A few years ago, the Council of Fashion Designers of America, under serious pressure from its critics, launched its Health Initiative Guidelines with the stated aim of improving the actual health of models. Modeling can be a deeply sketchy business, after all, and with models being expected to be super-slender, it is common for models to be pressured by their employers to adopt all kinds of unhealthy behaviors in order to remain skeletal. Anorexia and bulemia run rampant through the industry, and the anecdotes of modeling agencies or designers actually instructing models on anorexic or bulimic techniques are legion. So to that end, the CDFA put forth some basic goals to reverse all of that:
- Educate the industry to identify the early warning signs in an individual at risk of developing an eating disorder.
- Models who are identified as having an eating disorder should be required to seek professional help, and models who are receiving professional help for an eating disorder should not continue modeling without that professional’s approval.
- Develop workshops for the industry (including designers, agents, editors, and models and their families) on the nature of eating disorders, how they arise, how we identify and treat them, and complications that may arise if left untreated.

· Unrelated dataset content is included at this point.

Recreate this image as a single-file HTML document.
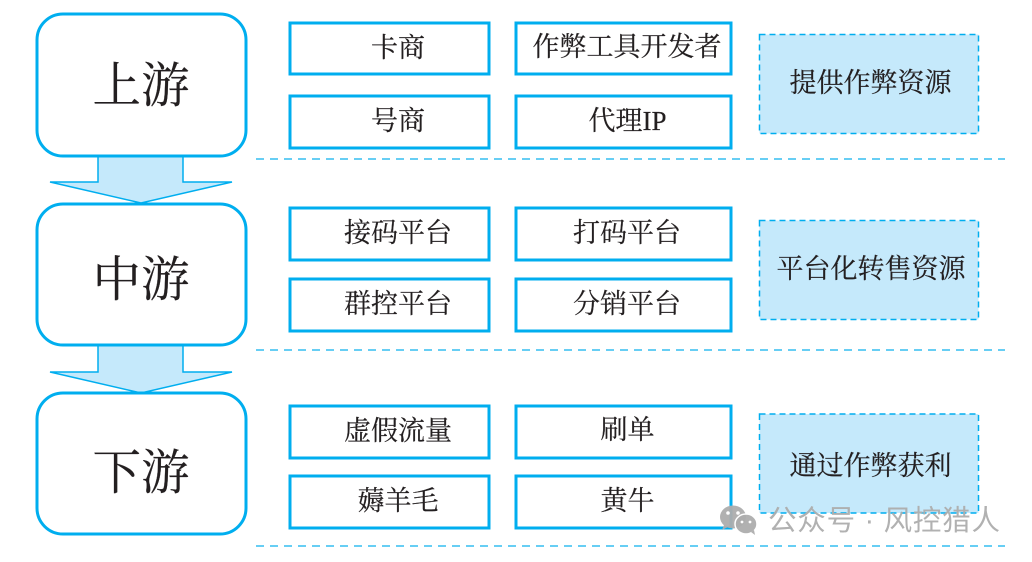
<!DOCTYPE html>
<html><head><meta charset="utf-8"><style>
html,body{margin:0;padding:0;background:#fff}
svg{display:block}
text{font-family:"Liberation Serif","Noto Serif CJK SC",serif;fill:#231f20;text-anchor:middle;stroke:#231f20;stroke-width:.2px}
.b{fill:#fff;stroke:#00aeef;stroke-width:3}
.r{fill:#c5e9fb;stroke:#00aeef;stroke-width:1.5;stroke-dasharray:6 4}
.d{stroke:#35bdf0;stroke-width:1.5;stroke-dasharray:8 6;fill:none}
.a{fill:#c5e9fb;stroke:#00aeef;stroke-width:1.5}
.t{font-size:27px}
.big{font-size:48.5px}
</style></head><body>
<svg width="1032" height="562" viewBox="0 0 1032 562" xmlns="http://www.w3.org/2000/svg">
<path class="a" d="M98 155V182H50L141 203L232 182H183V155Z"/>
<path class="a" d="M98 345V372H50L141 393L232 372H183V345Z"/>
<rect class="b" x="37" y="14" width="209" height="142" rx="26"/>
<rect class="b" x="37" y="204" width="209" height="141" rx="26"/>
<rect class="b" x="37" y="393" width="209" height="141" rx="26"/>
<text class="big" x="141" y="102">上游</text>
<text class="big" x="141" y="296">中游</text>
<text class="big" x="141" y="489">下游</text>

<rect class="b" x="290" y="23" width="199" height="51"/>
<rect class="b" x="516" y="23" width="215" height="51"/>
<rect class="b" x="290" y="96" width="199" height="52"/>
<rect class="b" x="516" y="96" width="215" height="52"/>
<text class="t" x="398" y="57">卡商</text>
<text class="t" x="627" y="56">作弊工具开发者</text>
<text class="t" x="398" y="130">号商</text>
<text class="t" x="627.500" y="130">代理IP</text>

<rect class="b" x="290" y="208" width="199" height="52"/>
<rect class="b" x="516" y="208" width="215" height="52"/>
<rect class="b" x="290" y="279" width="199" height="52"/>
<rect class="b" x="516" y="279" width="215" height="52"/>
<text class="t" x="398" y="242">接码平台</text>
<text class="t" x="627" y="242">打码平台</text>
<text class="t" x="398" y="313">群控平台</text>
<text class="t" x="627" y="313">分销平台</text>

<rect class="b" x="290" y="406" width="199" height="52"/>
<rect class="b" x="516" y="406" width="215" height="52"/>
<rect class="b" x="290" y="476" width="199" height="52"/>
<rect class="b" x="516" y="476" width="215" height="52"/>
<text class="t" x="398" y="440">虚假流量</text>
<text class="t" x="627.500" y="439">刷单</text>
<text class="t" x="398" y="510">薅羊毛</text>
<text class="t" x="627.500" y="510">黄牛</text>

<rect class="r" x="759.500" y="34.500" width="219" height="99"/>
<rect class="r" x="759.500" y="220.500" width="219" height="99"/>
<rect class="r" x="759.500" y="414" width="219" height="99"/>
<text class="t" x="870.500" y="92">提供作弊资源</text>
<text class="t" x="871" y="278">平台化转售资源</text>
<text class="t" x="870.500" y="475">通过作弊获利</text>

<path class="d" d="M256 159H1005"/>
<path class="d" d="M256 350H1005"/>
<path class="d" d="M256 546H1005"/>

<g fill="#adadad" fill-opacity="0.95">
<ellipse cx="733" cy="517" rx="13" ry="11.500"/>
<path d="M724 525l-2 5 6-3z"/>
<ellipse cx="746" cy="524" rx="11" ry="10" stroke="#fff" stroke-width="1.500"/>
<path d="M751 532l4 3-1-5z"/>
</g>
<g fill="#fff"><circle cx="728" cy="513" r="1.800"/><circle cx="738" cy="513" r="1.800"/><circle cx="742" cy="522" r="1.400"/><circle cx="750" cy="522" r="1.400"/></g>
<text x="768" y="530" textLength="232" lengthAdjust="spacing" style="font-family:'Liberation Sans','Noto Sans CJK SC',sans-serif;font-size:28.5px;fill:#adadad;stroke:none;opacity:.95;text-anchor:start">公众号 · 风控猎人</text>
</svg>
</body></html>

- Support the well-being of younger individuals by not hiring models under the age of sixteen for runway shows; not allowing models under the age of eighteen to work past midnight at fittings or shoots; and providing regular breaks and rest. (Consult the applicable labor laws found at www.labor.state.ny.us when working with models under sixteen.)
- Supply healthy meals, snacks, and water backstage and at shoots and provide nutrition and fitness education.
This week, the CFDA is proud to note that it is finally achieving a tangible result with its increased focus on health: getting designers to stop using models who are under the age of 16. DNA, Elite, Ford, IMG, Marilyn, New York Models, Next, One, Supreme, Trump, Wilhelmina, Women and Women Direct have all pledged not to send any models on the runway who are under the age of 16. One designer, Diane von Furstenberg, will require models to keep IDs on them and will card them every time they prepare to walk the runway. We will see how much the industry really abides by this. Models as young as 14 are not uncommon; a friend of mine who had a short modeling career started herself when she was 14, in part because she was unusually tall (and beautiful). She has stories to tell.
But why the effort to crack down on using such young models? Because the fashion industry’s warped aesthetic of female beauty has gotten so unrealistic that the only way it could get models to look the way designers want them to look is to get them while they are still children. The only other way to get models to fit the industry’s prescribed look is to kill them. Case in point: check out the model to the left. Look at her legs. Those are the legs of a chronically underweight person; when your knees are as wide as your thighs, something unusual is going on. I am reminded of a Sports Illustrated cover I once saw that had two bikini-clad supermodels on the cover, dressed in strategically placed football pads to promote the Super Bowl. One was holding a football, cocked back to throw. When you looked closely at the cover, though, you realized that the ball was only partially inflated; the model lacked the hand strength even to palm a football.